Almost exactly a year ago, I reached out to someone I never thought I would speak to again. This person was my best friend throughout high school. They had been there for some of the most fundamental moments of my life. Yet, the incompatibility of our paths after graduation drove us apart. So, after three years of leading completely separate lives, I sent them a message. I didn’t expect a response- I just needed them to know I had no bad feelings towards them. I acknowledged my faults in the situation and told them that, beyond anything, I hoped they were doing well. The closure I got from simply relaying that was cathartic, and it turned out to be exactly what I needed at the moment. 

We cut people off when they no longer add value to our lives, a principle we are all well aware of. There are some people who do nothing but bring us down by being manipulative and toxic. , those are not people that deserve our time and effort. ,  In this case, the best thing to do is to completely separate ourselves from people who harm us. However, there is a distinction between someone who is truly toxic and someone we don’t see eye to eye with at a given moment. 

Meaningful relationships take work. At times, they can be messy, complicated, and challenging. This does not mean we have to give up. Sometimes, working through our differences can lead to more growth rather than turning away from a difficult conversation.

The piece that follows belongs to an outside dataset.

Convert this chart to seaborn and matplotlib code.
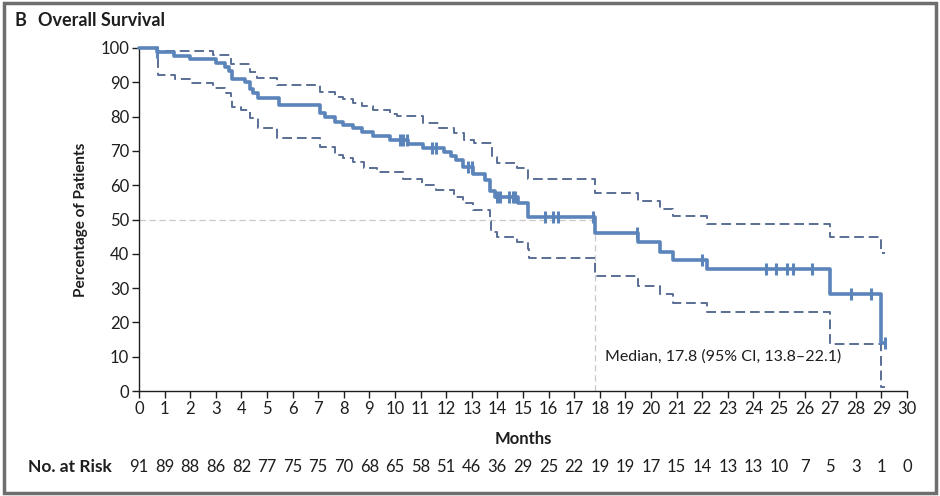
import matplotlib
matplotlib.use("Agg")
import matplotlib.pyplot as plt
import numpy as np
import pandas as pd
import seaborn as sns

# Kaplan-Meier estimate (time of step, survival after step)
km_t = [0, 0.7, 1.35, 2.0, 3.0, 3.35, 3.5, 3.65, 4.15, 4.35, 4.45, 4.65, 5.45,
        7.07, 7.27, 7.66, 7.97, 8.36, 8.7, 9.15, 9.8, 10.5, 11.1, 11.9, 12.2,
        12.4, 12.67, 13.05, 13.5, 13.7, 13.9, 14.8, 15.2, 17.8, 19.5, 20.35,
        20.86, 22.2, 27.0, 29.0, 29.15]
km_s = [100, 98.9, 97.8, 96.7, 95.6, 94.5, 93.2, 91.0, 90.0, 88.0, 86.8, 85.5, 83.4,
        81.0, 79.8, 78.5, 77.6, 76.6, 75.6, 74.2, 73.2, 72.0, 70.8, 69.6, 68.4,
        67.3, 65.3, 63.2, 61.6, 58.2, 56.7, 54.8, 50.8, 46.0, 43.5, 40.6,
        38.2, 35.6, 28.2, 14.0, 14.0]

# 95% confidence band
up_t = [0, 0.7, 2.9, 3.6, 4.35, 4.6, 5.4, 7.07, 7.66, 7.97, 8.36, 8.7, 9.15,
        9.8, 10.07, 11.1, 11.7, 12.3, 12.7, 13.1, 13.8, 14.0, 14.75, 15.2,
        17.8, 19.5, 20.35, 20.86, 22.2, 27.0, 29.0, 29.15]
up_s = [100, 99.0, 98.0, 95.3, 93.0, 91.2, 89.3, 87.3, 85.8, 85.0, 84.1, 83.2, 81.9,
        80.9, 80.2, 78.0, 76.6, 75.1, 73.2, 72.2, 68.3, 66.6, 64.9, 61.7,
        57.8, 55.4, 53.0, 51.0, 48.6, 45.0, 40.3, 40.3]
lo_t = [0, 0.74, 1.4, 2.0, 2.9, 3.35, 3.6, 3.65, 4.0, 4.35, 4.65, 5.4, 7.07,
        7.66, 7.97, 8.36, 8.8, 9.3, 10.3, 11.05, 11.6, 12.3, 12.67, 13.05,
        13.7, 13.75, 14.0, 14.75, 15.2, 15.25, 17.8, 19.5, 20.35, 20.86, 22.2,
        27.0, 29.0, 29.15]
lo_s = [100, 92.1, 91.1, 89.7, 88.2, 86.8, 85.0, 82.9, 82.0, 79.6, 76.6, 73.7, 71.2,
        68.8, 67.8, 66.7, 64.9, 63.9, 61.7, 60.0, 58.6, 56.6, 54.7, 52.8,
        49.7, 46.5, 44.8, 43.5, 41.3, 38.7, 33.4, 30.7, 28.3, 25.8, 22.9,
        13.6, 1.3, 1.3]

# censored observations
cens_t = [0.7, 10.2, 10.3, 10.45, 11.45, 11.6, 12.85, 13.0, 14.0, 14.1, 14.45,
          14.6, 14.7, 15.86, 16.17, 16.37, 17.73, 19.45, 22.0, 24.5, 24.9,
          25.3, 25.55, 26.3, 27.8, 28.6, 29.15]

months = list(range(31))
at_risk = [91, 89, 88, 86, 82, 77, 75, 75, 70, 68, 65, 58, 51, 46, 36, 29, 25,
           22, 19, 19, 17, 15, 14, 13, 13, 10, 7, 5, 3, 1, 0]
median = 17.8

blue = "#5a84ba"
dash_col = "#5a6f96"
ink = "#1e1e1e"

sns.set_style("white")
plt.rcParams['font.family'] = ['Lato', 'DejaVu Sans']

fig = plt.figure(figsize=(9.4, 4.96), dpi=100)
ax = fig.add_axes([139 / 940, 105 / 496, 768 / 940, 343 / 496])

# median reference lines
ax.plot([0, median], [50, 50], color="#c8c8c8", lw=0.9, ls=(0, (5, 3)), zorder=1)
ax.plot([median, median], [0, 50], color="#c8c8c8", lw=0.9, ls=(0, (5, 3)), zorder=1)

sns.lineplot(x=up_t, y=up_s, drawstyle="steps-post", color=dash_col, lw=1.4,
             ls=(0, (5, 2.5)), estimator=None, ax=ax, clip_on=False)
sns.lineplot(x=lo_t, y=lo_s, drawstyle="steps-post", color=dash_col, lw=1.4,
             ls=(0, (5, 2.5)), estimator=None, ax=ax, clip_on=False)
sns.lineplot(x=km_t, y=km_s, drawstyle="steps-post", color=blue, lw=2.6,
             estimator=None, ax=ax, clip_on=False, zorder=3)

# censor marks placed on the step curve
idx = np.searchsorted(km_t, cens_t, side="right") - 1
cens_df = pd.DataFrame({"t": cens_t, "s": np.array(km_s)[idx]})
sns.scatterplot(data=cens_df, x="t", y="s", marker="|", s=70, color=blue,
                linewidth=2.2, ax=ax, clip_on=False, zorder=4)

ax.set_xlim(0, 30)
ax.set_ylim(0, 100)
ax.set_xticks(months)
ax.set_yticks(range(0, 101, 10))
sns.despine(ax=ax)
for sp in ["left", "bottom"]:
    ax.spines[sp].set_color(ink)
    ax.spines[sp].set_linewidth(1.0)
ax.tick_params(axis="both", direction="out", length=5, width=1.0,
               color=ink, labelsize=12, labelcolor=ink, pad=2,
               bottom=True, left=True)
ax.set_xlabel("Months", fontsize=12, fontweight="bold", labelpad=10, color=ink)
ax.set_ylabel("Percentage of Patients", fontsize=11, fontweight="bold",
              labelpad=9, color=ink)

ax.text(18.2, 10, "Median, 17.8 (95% CI, 13.8\u201322.1)", fontsize=11.5,
        color=ink, va="center")

fig.text(15 / 940, 1 - 20 / 496, "B", fontsize=13, fontweight="bold",
         va="center", color=ink)
fig.text(38 / 940, 1 - 20 / 496, "Overall Survival", fontsize=13,
         fontweight="bold", va="center", color=ink)

# numbers at risk
ry = 1 - 467 / 496
fig.text(28 / 940, ry, "No. at Risk", fontsize=12.5, fontweight="bold",
         va="center", color=ink)
for m, n in zip(months, at_risk):
    xf = ax.transData.transform((m, 0))[0] / fig.bbox.width
    fig.text(xf, ry, str(n), fontsize=12, ha="center", va="center", color=ink)

# outer frame
fig.patches.append(plt.Rectangle((0.004, 0.006), 0.992, 0.988, transform=fig.transFigure,
                                 fill=False, edgecolor="#6e6e6e", lw=2.5))

fig.savefig("out.png", dpi=100)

The people who impact us most deeply are those that push us to consider other perspectives. Those who reason differently than we do allow us to expand our own thinking. After all, if we only surrounded ourselves with people who agree with everything we do, we would never challenge ourselves to grow as individuals. This allows us to consider the ways in which those close to us naturally handle situations contrast with how we instinctively react. 

I am someone who prefers confrontation, rather than leaving things unsaid or waiting for them to settle. Someone like my friend, on the other hand, does not tend to do well with confrontation and is often intimidated by it. This can create issues with communicating effectively. The difficulty in trying to adapt to unfamiliar communication styles t can discourage us from trying. 

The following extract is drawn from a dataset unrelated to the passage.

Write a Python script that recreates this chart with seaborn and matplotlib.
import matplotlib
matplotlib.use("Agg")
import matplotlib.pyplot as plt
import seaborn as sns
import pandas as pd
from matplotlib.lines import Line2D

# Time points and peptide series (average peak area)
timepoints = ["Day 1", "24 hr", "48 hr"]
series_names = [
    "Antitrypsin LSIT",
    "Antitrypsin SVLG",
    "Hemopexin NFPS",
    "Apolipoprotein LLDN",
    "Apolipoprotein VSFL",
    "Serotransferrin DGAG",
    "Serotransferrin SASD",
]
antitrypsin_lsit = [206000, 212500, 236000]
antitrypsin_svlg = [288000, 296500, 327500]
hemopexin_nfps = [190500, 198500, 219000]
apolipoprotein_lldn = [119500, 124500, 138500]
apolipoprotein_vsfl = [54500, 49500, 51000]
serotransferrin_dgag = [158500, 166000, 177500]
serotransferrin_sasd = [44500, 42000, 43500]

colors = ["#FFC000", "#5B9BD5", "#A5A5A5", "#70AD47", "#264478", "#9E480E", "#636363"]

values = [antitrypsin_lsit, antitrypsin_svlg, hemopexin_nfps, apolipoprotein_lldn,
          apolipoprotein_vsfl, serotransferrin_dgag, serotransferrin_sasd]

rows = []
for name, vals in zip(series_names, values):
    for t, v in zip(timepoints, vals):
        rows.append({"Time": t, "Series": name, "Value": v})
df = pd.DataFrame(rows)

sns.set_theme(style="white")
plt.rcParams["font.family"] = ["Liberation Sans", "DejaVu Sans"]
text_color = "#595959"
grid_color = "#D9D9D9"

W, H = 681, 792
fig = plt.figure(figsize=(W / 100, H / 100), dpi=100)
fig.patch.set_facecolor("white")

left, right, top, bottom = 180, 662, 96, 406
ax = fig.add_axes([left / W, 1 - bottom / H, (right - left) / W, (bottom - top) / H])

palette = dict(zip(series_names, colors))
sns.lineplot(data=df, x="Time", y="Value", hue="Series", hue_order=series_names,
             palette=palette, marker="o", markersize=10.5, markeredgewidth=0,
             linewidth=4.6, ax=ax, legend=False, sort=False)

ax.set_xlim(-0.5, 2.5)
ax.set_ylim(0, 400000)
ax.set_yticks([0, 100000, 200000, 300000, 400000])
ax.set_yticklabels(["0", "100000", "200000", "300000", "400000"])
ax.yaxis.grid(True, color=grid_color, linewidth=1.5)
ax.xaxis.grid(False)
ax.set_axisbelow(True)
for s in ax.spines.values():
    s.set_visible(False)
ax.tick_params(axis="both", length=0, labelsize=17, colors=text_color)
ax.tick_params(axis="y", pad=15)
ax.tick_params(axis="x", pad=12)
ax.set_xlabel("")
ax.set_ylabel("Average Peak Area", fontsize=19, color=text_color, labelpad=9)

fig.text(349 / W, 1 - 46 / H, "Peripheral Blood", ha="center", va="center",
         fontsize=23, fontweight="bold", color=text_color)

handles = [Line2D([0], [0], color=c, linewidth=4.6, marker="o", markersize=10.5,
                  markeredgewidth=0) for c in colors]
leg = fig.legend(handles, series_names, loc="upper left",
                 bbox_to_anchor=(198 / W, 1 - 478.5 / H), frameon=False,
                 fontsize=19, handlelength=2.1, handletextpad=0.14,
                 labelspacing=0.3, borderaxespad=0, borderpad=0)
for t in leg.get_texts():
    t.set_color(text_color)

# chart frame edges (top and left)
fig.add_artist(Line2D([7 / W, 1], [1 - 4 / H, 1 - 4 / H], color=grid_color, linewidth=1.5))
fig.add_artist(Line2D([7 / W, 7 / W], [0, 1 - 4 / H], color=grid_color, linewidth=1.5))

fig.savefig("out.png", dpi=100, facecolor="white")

In my case, this was exactly what happened. We were unable to find a way to actually express what we were feeling, so we simply stopped trying. I convinced myself that our relationship was toxic, and that cutting this person off was for the best. When I took the time to reflect, I realized that this was just something I told myself because I was unwilling to admit my own faults. My friend brought so much more into my life, surpassing anything we disagreed over. When I actually sat down and thought about it, I realized that I wanted to get rid of the weight of leaving things unsettled. Releasing something like that from my conscience made me feel so much better than holding on to any negative feelings possibly could.

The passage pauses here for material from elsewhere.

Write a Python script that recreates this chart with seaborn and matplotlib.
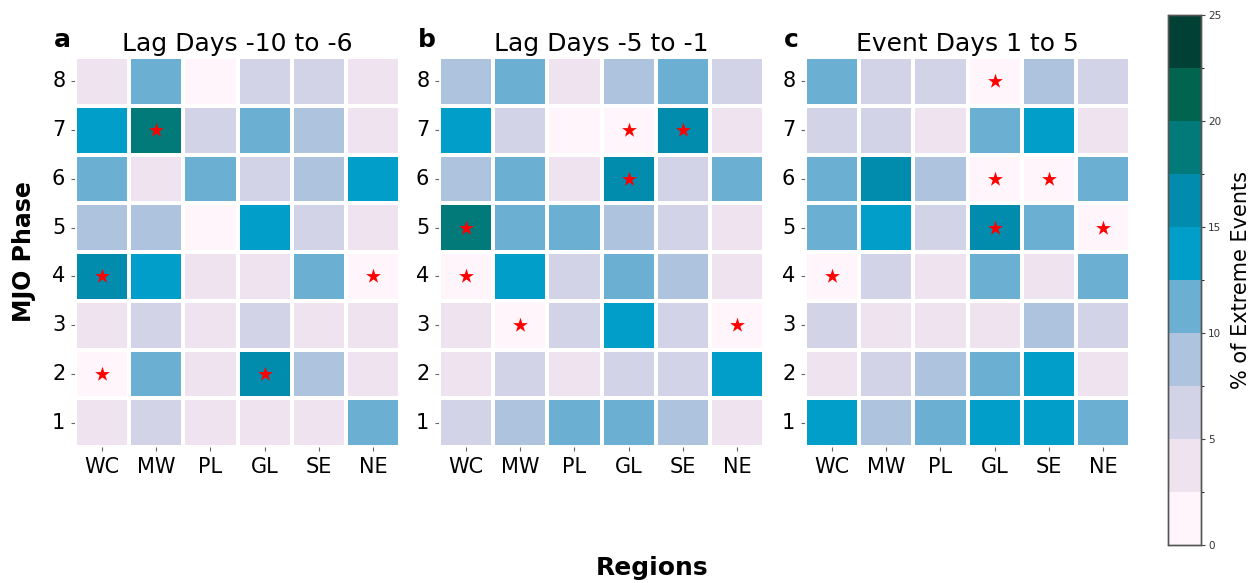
import numpy as np
import pandas as pd
import matplotlib
matplotlib.use("Agg")
import matplotlib.pyplot as plt
from matplotlib.colors import ListedColormap, BoundaryNorm
import seaborn as sns

regions = ["WC", "MW", "PL", "GL", "SE", "NE"]
phases = [8, 7, 6, 5, 4, 3, 2, 1]

titles = ["Lag Days -10 to -6", "Lag Days -5 to -1", "Event Days 1 to 5"]
letters = ["a", "b", "c"]

# % of extreme events (rows: phase 8 -> 1; cols: WC MW PL GL SE NE)
vals_a = [
    [3.8, 11.2, 1.2, 6.2, 6.2, 3.8],
    [13.8, 18.8, 6.2, 11.2, 8.8, 3.8],
    [11.2, 3.8, 11.2, 6.2, 8.8, 13.8],
    [8.8, 8.8, 1.2, 13.8, 6.2, 3.8],
    [16.2, 13.8, 3.8, 3.8, 11.2, 1.2],
    [3.8, 6.2, 3.8, 6.2, 3.8, 3.8],
    [1.2, 11.2, 3.8, 16.2, 8.8, 3.8],
    [3.8, 6.2, 3.8, 3.8, 3.8, 11.2],
]
vals_b = [
    [8.8, 11.2, 3.8, 8.8, 11.2, 6.2],
    [13.8, 6.2, 1.2, 1.2, 16.2, 3.8],
    [8.8, 11.2, 3.8, 16.2, 6.2, 11.2],
    [18.8, 11.2, 11.2, 8.8, 6.2, 3.8],
    [1.2, 13.8, 6.2, 11.2, 8.8, 3.8],
    [3.8, 1.2, 6.2, 13.8, 6.2, 1.2],
    [3.8, 6.2, 3.8, 6.2, 6.2, 13.8],
    [6.2, 8.8, 11.2, 11.2, 8.8, 3.8],
]
vals_c = [
    [11.2, 6.2, 6.2, 1.2, 8.8, 6.2],
    [6.2, 6.2, 3.8, 11.2, 13.8, 3.8],
    [11.2, 16.2, 8.8, 1.2, 1.2, 11.2],
    [11.2, 13.8, 6.2, 16.2, 11.2, 1.2],
    [1.2, 6.2, 3.8, 11.2, 3.8, 11.2],
    [6.2, 3.8, 3.8, 3.8, 8.8, 6.2],
    [3.8, 6.2, 8.8, 11.2, 13.8, 3.8],
    [13.8, 8.8, 11.2, 13.8, 13.8, 11.2],
]

# significant cells (phase, region)
stars_a = [(7, "MW"), (4, "WC"), (4, "NE"), (2, "WC"), (2, "GL")]
stars_b = [(7, "GL"), (7, "SE"), (6, "GL"), (5, "WC"), (4, "WC"), (3, "MW"), (3, "NE")]
stars_c = [(8, "GL"), (6, "GL"), (6, "SE"), (5, "GL"), (5, "NE"), (4, "WC")]

palette = ["#fff5fa", "#efe3ef", "#d3d3e7", "#adc3de", "#6bb0d3",
           "#019ec9", "#018bad", "#017a79", "#01644f", "#014034"]
levels = [0, 2.5, 5, 7.5, 10, 12.5, 15, 17.5, 20, 22.5, 25]
cbar_ticks = [0, 5, 10, 15, 20, 25]

cmap = ListedColormap(palette)
norm = BoundaryNorm(levels, cmap.N)

sns.set_style("white")
plt.rcParams["font.family"] = ["DejaVu Sans"]
plt.rcParams["text.color"] = "black"
plt.rcParams["axes.labelcolor"] = "black"
plt.rcParams["xtick.color"] = "black"
plt.rcParams["ytick.color"] = "black"

fig = plt.figure(figsize=(12.5, 5.83), dpi=100)
W, H = 1250, 583


def frac(x0, y0, x1, y1):
    return [x0 / W, 1 - y1 / H, (x1 - x0) / W, (y1 - y0) / H]


ax_boxes = [frac(75, 57, 400, 447), frac(439, 57, 764, 447), frac(805, 57, 1130, 447)]
cax = fig.add_axes(frac(1168, 15, 1201, 545))

datasets = [vals_a, vals_b, vals_c]
starsets = [stars_a, stars_b, stars_c]

for i, (box, vals, stars) in enumerate(zip(ax_boxes, datasets, starsets)):
    ax = fig.add_axes(box)
    df = pd.DataFrame(vals, index=phases, columns=regions)
    sns.heatmap(df, ax=ax, cmap=cmap, norm=norm, vmin=0, vmax=25,
                linewidths=1.6, linecolor="white",
                cbar=(i == 0), cbar_ax=cax if i == 0 else None,
                cbar_kws={"ticks": cbar_ticks} if i == 0 else None)
    xs = [regions.index(r) + 0.5 for p, r in stars]
    ys = [phases.index(p) + 0.5 for p, r in stars]
    ax.scatter(xs, ys, marker="*", s=125, color="red", linewidths=0, zorder=5)
    ax.set_title(titles[i], fontsize=18, pad=4, color="black")
    ax.text(-0.065, 1.012, letters[i], transform=ax.transAxes, fontsize=18,
            fontweight="bold", ha="left", va="bottom", color="black")
    ax.set_xlabel("")
    ax.set_ylabel("")
    ax.tick_params(axis="both", which="major", labelsize=15, length=3,
                   width=0.8, color="#666666", labelcolor="black",
                   left=True, bottom=True, pad=4)
    ax.set_yticklabels([str(p) for p in phases], rotation=0)
    ax.set_xticklabels(regions, rotation=0)

cbar = cax.collections[0].colorbar if cax.collections else None
cax.tick_params(labelsize=7.5, length=3, width=0.8, color="#444444",
                labelcolor="#333333", pad=2)
cax.set_ylabel("% of Extreme Events", fontsize=15, color="black")
cax.yaxis.set_label_coords(1.9, 0.5)
for sp in cax.spines.values():
    sp.set_visible(True)
    sp.set_edgecolor("#555555")
    sp.set_linewidth(1.0)
if cbar is not None:
    cbar.outline.set_visible(True)
    cbar.outline.set_edgecolor("#555555")
    cbar.outline.set_linewidth(1.0)

fig.text(0.019, (1 - 252 / H), "MJO Phase", rotation=90, fontsize=17,
         fontweight="bold", ha="center", va="center", color="black")
fig.text(652 / W, 1 - 568 / H, "Regions", fontsize=18, fontweight="bold",
         ha="center", va="center", color="black")

fig.savefig("out.png", dpi=100)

Of course, there are instances in which the best thing to do is cut someone off completely. It is important to be able to distinguish between people who drag us down, and those that may just be taking us out of our comfort zones. When we are uncomfortable, we often want to escape situations as quickly as possible. It may be harder to actually confront the problem than it is to just let it disappear. However, confronting it and learning from it may be the most rewarding for ourselves.

My friend and I ended up getting coffee and catching up, and it was like nothing had changed. We were able to acknowledge how much we evolved in the past few years, and still talk with the comfort of having known one another for so long. Putting my pride aside and reaching out made me realize that cutting someone off can sometimes be a way to avoid the discomfort that accompanies self-reflection when you are actually in need of the opposite.